Save The Bay's Exploration Center and Aquarium is
located right on Easton's Beach in Newport
at 175 Memorial Boulevard.
          The friendly staff and volunteers at the aquarium are eager to share their knowledge and answer any questions—creating a positive and welcoming energy felt by all who step through the double-doored entrance. With over 40 different species all coming right from our Bay, this little space in the center of a uniquely-shaped round building, tucked in the corner of the parking lot of Easton’s beach in Newport, is a hidden gem within our tiny state.
The Exploration Center and Aquarium gives visitors a close up and intimate view of delicate critters and their habitats, a unique experience not found at many other places. Since all of the creatures at the Aquarium come straight from Narragansett Bay, holding some of them and learning how their habitats are being destroyed can help instill in both adults and the youth of Rhode Island a sense of how delicate the natural ecosystem of the Bay is and how we as humans are accountable for its health and the well being of the inhabitants, from the smallest mollusk to the largest seal.

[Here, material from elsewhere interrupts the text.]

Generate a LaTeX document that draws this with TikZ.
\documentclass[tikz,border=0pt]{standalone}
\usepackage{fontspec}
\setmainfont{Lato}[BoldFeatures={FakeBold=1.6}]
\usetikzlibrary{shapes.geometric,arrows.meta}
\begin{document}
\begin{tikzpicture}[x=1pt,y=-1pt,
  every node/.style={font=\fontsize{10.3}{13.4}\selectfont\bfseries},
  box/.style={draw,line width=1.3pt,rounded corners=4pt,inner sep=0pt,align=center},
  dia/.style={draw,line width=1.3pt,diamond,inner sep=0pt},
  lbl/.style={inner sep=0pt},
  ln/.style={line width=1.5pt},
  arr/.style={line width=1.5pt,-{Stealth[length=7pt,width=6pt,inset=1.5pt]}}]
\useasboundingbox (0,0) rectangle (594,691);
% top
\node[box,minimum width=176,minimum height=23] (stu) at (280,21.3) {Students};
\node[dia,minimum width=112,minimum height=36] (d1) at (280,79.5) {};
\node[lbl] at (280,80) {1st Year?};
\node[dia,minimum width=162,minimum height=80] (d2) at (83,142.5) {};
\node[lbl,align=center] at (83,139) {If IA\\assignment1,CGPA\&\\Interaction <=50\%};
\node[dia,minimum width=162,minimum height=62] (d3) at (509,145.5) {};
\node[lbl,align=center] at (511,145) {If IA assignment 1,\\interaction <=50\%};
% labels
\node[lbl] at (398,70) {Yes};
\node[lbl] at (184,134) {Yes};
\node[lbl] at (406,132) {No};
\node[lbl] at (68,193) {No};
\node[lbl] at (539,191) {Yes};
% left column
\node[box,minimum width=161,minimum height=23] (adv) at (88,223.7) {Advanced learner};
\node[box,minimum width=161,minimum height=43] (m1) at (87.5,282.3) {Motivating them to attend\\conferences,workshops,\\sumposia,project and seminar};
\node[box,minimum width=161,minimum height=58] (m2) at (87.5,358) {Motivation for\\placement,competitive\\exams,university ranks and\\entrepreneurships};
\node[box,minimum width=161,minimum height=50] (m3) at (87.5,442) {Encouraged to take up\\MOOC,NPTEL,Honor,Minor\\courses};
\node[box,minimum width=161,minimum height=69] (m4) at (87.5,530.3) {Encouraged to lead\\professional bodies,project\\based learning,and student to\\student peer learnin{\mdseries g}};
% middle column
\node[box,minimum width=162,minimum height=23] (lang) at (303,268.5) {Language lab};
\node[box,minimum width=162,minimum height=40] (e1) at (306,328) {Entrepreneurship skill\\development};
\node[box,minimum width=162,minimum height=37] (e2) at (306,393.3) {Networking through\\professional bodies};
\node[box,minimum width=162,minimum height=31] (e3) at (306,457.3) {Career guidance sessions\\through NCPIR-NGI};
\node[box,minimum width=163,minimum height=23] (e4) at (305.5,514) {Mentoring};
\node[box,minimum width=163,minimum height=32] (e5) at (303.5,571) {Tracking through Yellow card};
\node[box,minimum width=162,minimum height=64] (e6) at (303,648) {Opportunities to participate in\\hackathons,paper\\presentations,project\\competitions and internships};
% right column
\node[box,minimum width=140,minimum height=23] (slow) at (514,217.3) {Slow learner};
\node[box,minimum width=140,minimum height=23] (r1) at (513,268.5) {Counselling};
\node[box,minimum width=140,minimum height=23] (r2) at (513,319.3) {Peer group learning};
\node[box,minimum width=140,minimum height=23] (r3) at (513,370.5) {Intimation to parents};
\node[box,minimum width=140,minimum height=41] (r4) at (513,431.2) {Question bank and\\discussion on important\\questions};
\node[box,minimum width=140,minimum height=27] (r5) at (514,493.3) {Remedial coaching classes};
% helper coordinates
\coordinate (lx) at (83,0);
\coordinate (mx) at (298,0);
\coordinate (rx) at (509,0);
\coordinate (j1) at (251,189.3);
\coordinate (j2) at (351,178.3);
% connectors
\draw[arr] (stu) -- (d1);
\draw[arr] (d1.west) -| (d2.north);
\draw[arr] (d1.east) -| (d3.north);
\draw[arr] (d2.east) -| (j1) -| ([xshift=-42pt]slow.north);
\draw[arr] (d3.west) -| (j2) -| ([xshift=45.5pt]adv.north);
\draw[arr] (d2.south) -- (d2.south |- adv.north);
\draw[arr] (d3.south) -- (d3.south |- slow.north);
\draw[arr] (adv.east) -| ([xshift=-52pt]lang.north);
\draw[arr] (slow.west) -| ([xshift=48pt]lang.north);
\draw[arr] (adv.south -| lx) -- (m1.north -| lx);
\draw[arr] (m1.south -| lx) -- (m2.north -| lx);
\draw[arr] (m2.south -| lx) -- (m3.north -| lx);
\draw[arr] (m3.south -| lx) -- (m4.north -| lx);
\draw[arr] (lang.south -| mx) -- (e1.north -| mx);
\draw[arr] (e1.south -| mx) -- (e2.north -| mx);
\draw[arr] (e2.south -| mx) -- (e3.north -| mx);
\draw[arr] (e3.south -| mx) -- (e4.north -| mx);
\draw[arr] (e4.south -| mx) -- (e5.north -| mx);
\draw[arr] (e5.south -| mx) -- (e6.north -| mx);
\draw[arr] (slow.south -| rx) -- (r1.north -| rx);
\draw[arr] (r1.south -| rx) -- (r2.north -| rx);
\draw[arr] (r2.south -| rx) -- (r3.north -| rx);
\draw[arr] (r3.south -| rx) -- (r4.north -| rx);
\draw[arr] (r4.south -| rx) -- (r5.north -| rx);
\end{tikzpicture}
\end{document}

Much like the ocean, the Exploration Center and Aquarium is always changing. The creatures living here are mostly just visiting, brought in at a young age and released back into the wild when they have a higher chance of survival. Also, a monthly theme features a different animal crucial to the Bay, and usually, on the third Thursday of each month, the Aquarium gives visitors a special, after-hours chance to help feed the critters during Feeding Frenzy. At this registration-only activity, visitors see how and what the creatures eat and get the unique opportunity to help! Private tours of the Aquarium are also available, a perfect option for classes or birthday parties. These one-hour tours give guests an even closer look at the exhibits and more focused interaction with the volunteers and staff.
Anyone can see Rhode Island is beautiful. The state’s expansive coastline, majestic lighthouses, and tiny towns are all very similar yet still unique in their own ways. Learning about how habitats are being destroyed and whole species are in danger of extinction has, for me, shined a new light on the impact humans are having. The time I’ve spent working with Save The Bay has not only taught me more about the various creatures inhabiting the Bay, but also about issues on a larger scale pertaining to both the wildlife and the ecosystem as a whole.
          Introducing these issues to young minds creates active adults who help Save The Bay in its mission to protect and improve Narragansett Bay, from its water condition to its marine life. Places like Save The Bay’s Exploration Center and Aquarium show exactly how special these little details within our state are and why it’s so crucial that we all work together to protect our Bay and its inhabitants. The passion from each individual working or volunteering at the Aquarium is central to its success, and this is what makes Save The Bay an integral part of the states overall conservation effort.